GIVEN TASK => Begin with the first line and repeat exactly through the line containing "ax = fig.add_axes([32"; leave every image out.
----- MATERIAL FOR THE TASK
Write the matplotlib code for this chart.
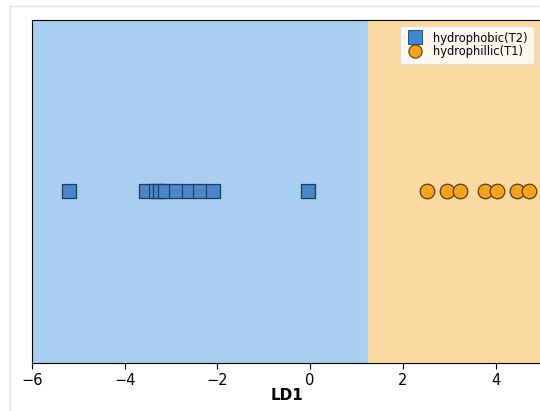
import matplotlib
matplotlib.use("Agg")
import matplotlib.pyplot as plt
from matplotlib.lines import Line2D

# LDA projection on the first discriminant
hydrophobic_ld1 = [-5.21, -3.54, -3.33, -3.24, -3.13, -2.89, -2.61, -2.38, -2.10, -0.04]
hydrophilic_ld1 = [2.53, 2.96, 3.24, 3.76, 4.04, 4.47, 4.71]
decision_boundary = 1.25
x_limits = (-6.0, 5.0)
x_ticks = [-6, -4, -2, 0, 2, 4]

labels = ["hydrophobic(T2)", "hydrophillic(T1)"]

fig = plt.figure(figsize=(5.40, 4.11), dpi=100)
ax = fig.add_axes([32 / 540, 1 - 363 / 411, 510 / 540, (363 - 20) / 411])

ax.axvspan(x_limits[0], decision_boundary, color="#a9cff0", zorder=0)
ax.axvspan(decision_boundary, x_limits[1], color="#fdd9a2", zorder=0)

ax.scatter(hydrophobic_ld1, [0] * len(hydrophobic_ld1), marker="s", s=110,
           color="#4a87c9", edgecolor="#1f3a5a", linewidth=0.9, zorder=3)
ax.scatter(hydrophilic_ld1, [0] * len(hydrophilic_ld1), marker="o", s=110,
           color="#f6a31e", edgecolor="#5a3a10", linewidth=0.9, zorder=3)

ax.set_xlim(*x_limits)
ax.set_ylim(-1, 1)
ax.set_yticks([])
ax.set_xticks(x_ticks)
ax.tick_params(axis="x", labelsize=10.5, length=4)
ax.set_xlabel("LD1", fontsize=11, fontweight="bold", labelpad=0)

handles = [
    Line2D([], [], marker="s", linestyle="", markersize=9.5,
           markerfacecolor="#3f86d6", markeredgecolor="#1f3a5a", markeredgewidth=0.6),
    Line2D([], [], marker="o", linestyle="", markersize=9.5,
           markerfacecolor="#f6a31e", markeredgecolor="#5a3a10", markeredgewidth=0.8),
]
ax.legend(handles, labels, loc="upper right", bbox_to_anchor=(0.995, 1.0),
          fontsize=8.3, frameon=True, framealpha=0.85, edgecolor="#dddddd",
          handletextpad=0.8, borderpad=0.5, labelspacing=0.08,
          handlelength=1.6)

# light frame around the figure
fig.add_artist(Line2D([10 / 540, 1], [1 - 6 / 411] * 2, color="#e2e2e2", lw=1))
fig.add_artist(Line2D([10 / 540] * 2, [0, 1 - 6 / 411], color="#e2e2e2", lw=1))

fig.savefig("out.png", dpi=100)
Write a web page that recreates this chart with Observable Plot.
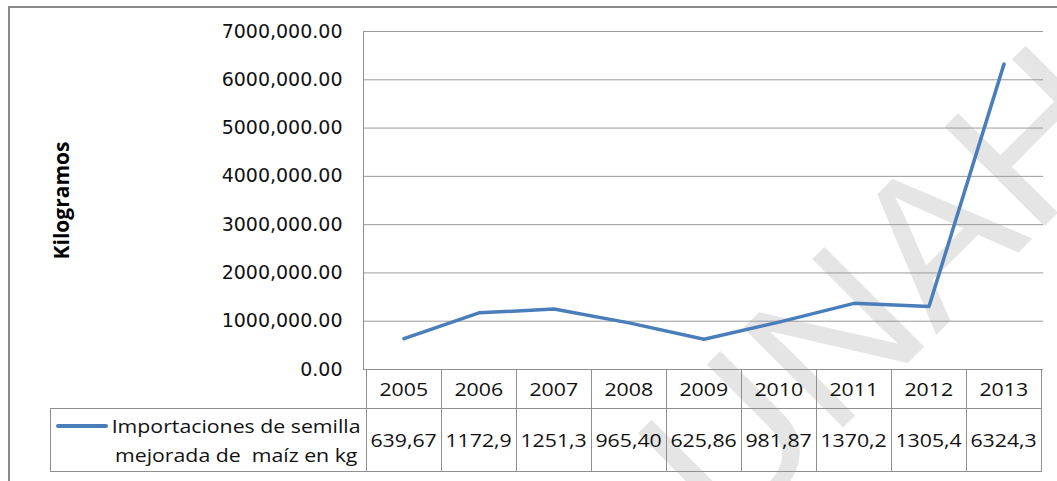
<!DOCTYPE html>
<html>
<head>
<meta charset="utf-8">
<script src="https://cdn.jsdelivr.net/npm/d3@7"></script>
<script src="https://cdn.jsdelivr.net/npm/@observablehq/plot@0.6"></script>
<style>
  html, body { margin: 0; padding: 0; background: #fff; }
  #wrap { position: relative; width: 1057px; height: 481px; overflow: hidden; background: #fff; }
  #wrap svg { position: absolute; left: 0; top: 0; }
  .outer { position: absolute; left: 8px; top: 6px; width: 1100px; height: 520px; border: 2px solid #8a8a8a; box-sizing: border-box; }
  .cell { position: absolute; box-sizing: border-box; border: 1px solid #8f8f8f; display: flex; align-items: center; justify-content: center;
          font-family: "Open Sans", sans-serif; font-size: 19px; color: #111; white-space: nowrap; }
  .cell span { display: inline-block; transform: scaleX(1.12); }
  .legend { justify-content: flex-start; }
  .legtext { text-align: center; line-height: 29px; position: absolute; left: 60px; width: 250px; top: 3px; }
  .swatch { position: absolute; left: 5px; top: 15px; width: 52px; height: 0; border-top: 4px solid #4a7ebb; border-radius: 2px; }
</style>
</head>
<body>
<div id="wrap"><div class="outer"></div></div>
<script>
const years = ["2005","2006","2007","2008","2009","2010","2011","2012","2013"];
const imports = [639670, 1172900, 1251300, 965400, 625860, 981870, 1370200, 1305400, 6324300];
const tableLabels = ["639,67","1172,9","1251,3","965,40","625,86","981,87","1370,2","1305,4","6324,3"];
const yTicks = [0, 1000000, 2000000, 3000000, 4000000, 5000000, 6000000, 7000000];
const yTickLabels = ["0.00","1000,000.00","2000,000.00","3000,000.00","4000,000.00","5000,000.00","6000,000.00","7000,000.00"];
const seriesName = ["Importaciones de semilla", "mejorada de\u00a0 maíz en kg"];
const yTitle = "Kilogramos";
const watermark = "UNAH";

const data = years.map((y, i) => ({year: y, value: imports[i]}));

const W = 1057, H = 481;
const mL = 363, mR = 14, mT = 31, mB = 112;

const chart = Plot.plot({
  width: W, height: H,
  marginLeft: mL, marginRight: mR, marginTop: mT, marginBottom: mB,
  style: {background: "transparent", overflow: "visible"},
  x: {type: "band", domain: years, padding: 0, axis: null},
  y: {domain: [0, 7000000], axis: null},
  marks: [
    Plot.text([watermark], {frameAnchor: "middle", dx: 182, dy: 92, rotate: -45,
      fontSize: 205, fontFamily: "Liberation Sans, Arial, sans-serif", fill: "#e5e5e5", text: d => d}),
    Plot.gridY(yTicks, {stroke: "#9a9a9a", strokeOpacity: 1, strokeWidth: 1}),
    Plot.frame({anchor: "left", stroke: "#8f8f8f"}),
    Plot.axisY(yTicks, {tickSize: 0, tickPadding: 21, fontSize: 19, fontFamily: "DejaVu Sans, sans-serif",
      fill: "#111", tickFormat: (d) => yTickLabels[yTicks.indexOf(d)], label: null}),
    Plot.text([yTitle], {frameAnchor: "left", dx: -301, rotate: -90, textAnchor: "middle", fontSize: 21, fontWeight: "bold",
      fontFamily: "Open Sans, sans-serif", fill: "#000", text: d => d}),
    Plot.line(data, {x: "year", y: "value", stroke: "#4a7ebb", strokeWidth: 3.5, strokeLinejoin: "round", strokeLinecap: "round"})
  ]
});

const wrap = document.getElementById("wrap");
wrap.appendChild(chart);

// Data table under the plot, aligned with the x band scale
const xs = chart.scale("x");
const ys = chart.scale("y");
const y0 = ys.apply(0);
const headerH = 39, rowH = 63;
const step = xs.bandwidth;

function addCell(left, top, w, h, cls, html) {
  const d = document.createElement("div");
  d.className = "cell" + (cls ? " " + cls : "");
  d.style.left = left + "px"; d.style.top = top + "px";
  d.style.width = (w + 1) + "px"; d.style.height = (h + 1) + "px";
  d.innerHTML = html;
  wrap.appendChild(d);
  return d;
}
years.forEach((yr, i) => {
  const x0 = xs.apply(yr);
  addCell(x0, y0, step, headerH, "", "<span>" + yr + "</span>");
  addCell(x0, y0 + headerH, step, rowH, "", "<span>" + tableLabels[i] + "</span>");
});
const legLeft = 50;
addCell(legLeft, y0 + headerH, xs.apply(years[0]) - legLeft, rowH, "legend",
  '<div class="swatch"></div><div class="legtext">' + seriesName.map(s => "<span>" + s + "</span>").join("<br>") + '</div>');
</script>
</body>
</html>
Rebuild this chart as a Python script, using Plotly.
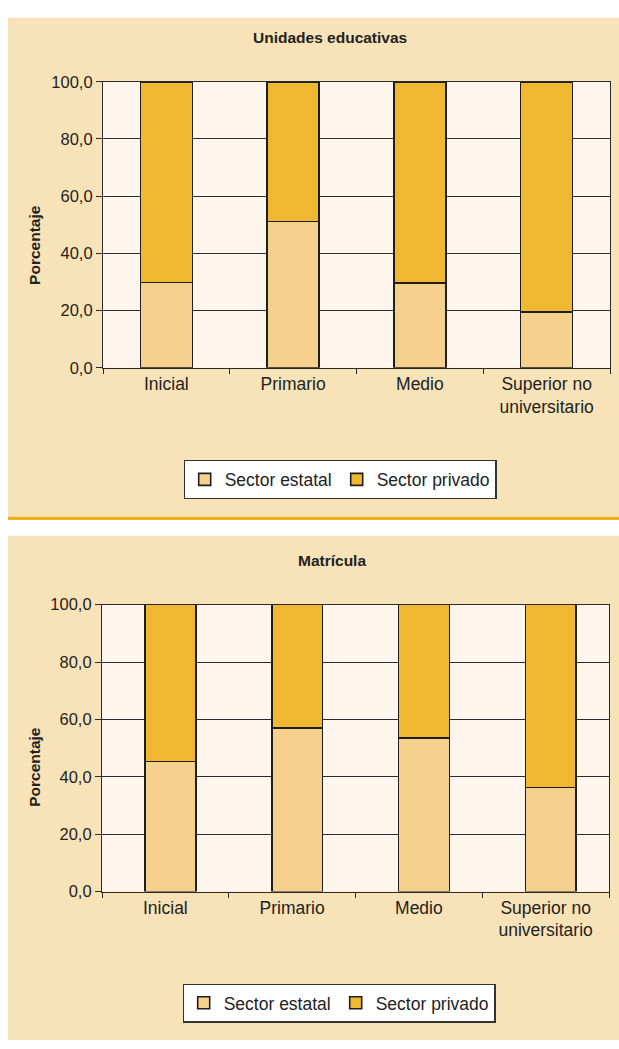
import plotly.graph_objects as go

W, H = 619, 1049

categories = ["Inicial", "Primario", "Medio", "Superior no<br>universitario"]
unidades_estatal = [29.8, 51.2, 29.7, 19.4]
unidades_privado = [70.2, 48.8, 70.3, 80.6]
matricula_estatal = [45.3, 56.9, 53.5, 36.3]
matricula_privado = [54.7, 43.1, 46.5, 63.7]
y_tickvals = [0, 20, 40, 60, 80, 100]
y_ticktext = ["0,0", "20,0", "40,0", "60,0", "80,0", "100,0"]
series_names = ["Sector estatal", "Sector privado"]
titles = ["Unidades educativas", "Matrícula"]

C_EST = "#F6D18E"
C_PRI = "#F0B730"
C_PANEL = "#F8E2B8"
C_PLOT = "#FEF6EC"
C_GOLD = "#EEB120"
C_LINE = "#2a2a2a"
FONT = "Liberation Sans, Arial, sans-serif"

def py(px):
    return 1 - px / H

def pxx(px):
    return px / W

fig = go.Figure()

line = dict(color="#1e1e1e", width=1.6)
# top panel
fig.add_trace(go.Bar(x=categories, y=unidades_estatal, name=series_names[0], marker=dict(color=C_EST, line=line),
                     width=0.41, xaxis="x", yaxis="y", legend="legend"))
fig.add_trace(go.Bar(x=categories, y=unidades_privado, name=series_names[1], marker=dict(color=C_PRI, line=line),
                     width=0.41, xaxis="x", yaxis="y", legend="legend"))
# bottom panel
fig.add_trace(go.Bar(x=categories, y=matricula_estatal, name=series_names[0], marker=dict(color=C_EST, line=line),
                     width=0.40, offset=-0.16, xaxis="x2", yaxis="y2", legend="legend2"))
fig.add_trace(go.Bar(x=categories, y=matricula_privado, name=series_names[1], marker=dict(color=C_PRI, line=line),
                     width=0.40, offset=-0.16, xaxis="x2", yaxis="y2", legend="legend2"))

xa = dict(type="category", showline=True, linecolor=C_LINE, linewidth=1.2, mirror=True,
          ticks="outside", tickson="boundaries", ticklen=5, tickcolor=C_LINE, tickwidth=1.2,
          showgrid=False, tickfont=dict(family=FONT, size=17.5, color="#222"), fixedrange=True)
ya = dict(range=[0, 100], tickvals=y_tickvals, ticktext=y_ticktext, showline=True, linecolor=C_LINE,
          linewidth=1.2, mirror=True, ticks="outside", ticklen=6, tickcolor=C_LINE, tickwidth=1.2,
          showgrid=True, gridcolor=C_LINE, gridwidth=1.1, zeroline=False,
          tickfont=dict(family=FONT, size=16.5, color="#222"), fixedrange=True)

leg = dict(orientation="h", xanchor="center", yanchor="middle", bgcolor="white",
           bordercolor="#333", borderwidth=1.2, font=dict(family=FONT, size=17.5, color="#222"),
           traceorder="normal")

fig.update_layout(
    width=W, height=H, margin=dict(l=0, r=0, t=0, b=0),
    paper_bgcolor="white", plot_bgcolor=C_PLOT,
    barmode="stack", showlegend=True,
    xaxis=dict(xa, domain=[pxx(103), pxx(610)], anchor="y"),
    yaxis=dict(ya, domain=[py(365), py(74)], anchor="x"),
    xaxis2=dict(xa, domain=[pxx(102), pxx(609)], anchor="y2"),
    yaxis2=dict(ya, domain=[py(898), py(606)], anchor="x2"),
    legend=dict(leg, x=pxx(340), y=py(479)),
    legend2=dict(leg, x=pxx(339), y=py(1011.5)),
    shapes=[
        dict(type="rect", xref="paper", yref="paper", x0=pxx(8), x1=1, y0=py(516.5), y1=py(9),
             fillcolor=C_PANEL, line=dict(width=0), layer="below"),
        dict(type="rect", xref="paper", yref="paper", x0=pxx(8), x1=1, y0=py(520), y1=py(516.5),
             fillcolor=C_GOLD, line=dict(width=0), layer="below"),
        dict(type="rect", xref="paper", yref="paper", x0=pxx(8), x1=1, y0=0, y1=py(536),
             fillcolor=C_PANEL, line=dict(width=0), layer="below"),
        dict(type="rect", xref="x domain", yref="y domain", x0=0, x1=1, y0=0, y1=1,
             fillcolor=C_PLOT, line=dict(width=0), layer="below"),
        dict(type="rect", xref="x2 domain", yref="y2 domain", x0=0, x1=1, y0=0, y1=1,
             fillcolor=C_PLOT, line=dict(width=0), layer="below"),
    ],
    annotations=[
        dict(text="<b>" + titles[0] + "</b>", x=pxx(330), y=py(29), xref="paper", yref="paper",
             showarrow=False, xanchor="center", yanchor="middle", font=dict(family=FONT, size=15.5, color="#222")),
        dict(text="<b>" + titles[1] + "</b>", x=pxx(332), y=py(561), xref="paper", yref="paper",
             showarrow=False, xanchor="center", yanchor="middle", font=dict(family=FONT, size=15.5, color="#222")),
        dict(text="<b>Porcentaje</b>", x=pxx(35), y=py(240), xref="paper", yref="paper", textangle=-90,
             showarrow=False, xanchor="center", yanchor="middle", font=dict(family=FONT, size=15.5, color="#222")),
        dict(text="<b>Porcentaje</b>", x=pxx(35), y=py(771), xref="paper", yref="paper", textangle=-90,
             showarrow=False, xanchor="center", yanchor="middle", font=dict(family=FONT, size=15.5, color="#222")),
    ],
)

post = ("document.documentElement.style.margin='0';document.documentElement.style.overflow='hidden';"
        "document.body.style.margin='0';document.body.style.padding='0';document.body.style.overflow='hidden';"
        "var gd=document.getElementById('{plot_id}');gd.style.position='absolute';"
        "gd.style.left='0px';gd.style.top='0px';")
fig.write_html("out.html", config={"displayModeBar": False}, post_script=post)
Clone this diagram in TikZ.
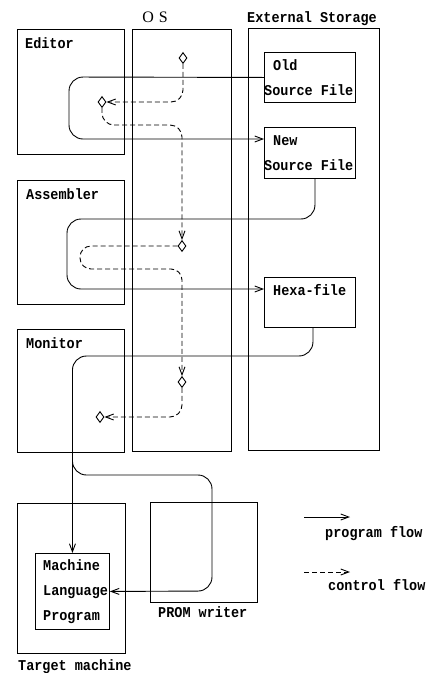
----------
EXERCISE ANSWER =>
Write the matplotlib code for this chart.
import matplotlib
matplotlib.use("Agg")
import matplotlib.pyplot as plt
from matplotlib.lines import Line2D

# LDA projection on the first discriminant
hydrophobic_ld1 = [-5.21, -3.54, -3.33, -3.24, -3.13, -2.89, -2.61, -2.38, -2.10, -0.04]
hydrophilic_ld1 = [2.53, 2.96, 3.24, 3.76, 4.04, 4.47, 4.71]
decision_boundary = 1.25
x_limits = (-6.0, 5.0)
x_ticks = [-6, -4, -2, 0, 2, 4]

labels = ["hydrophobic(T2)", "hydrophillic(T1)"]

fig = plt.figure(figsize=(5.40, 4.11), dpi=100)
ax = fig.add_axes([32 / 540, 1 - 363 / 411, 510 / 540, (363 - 20) / 411])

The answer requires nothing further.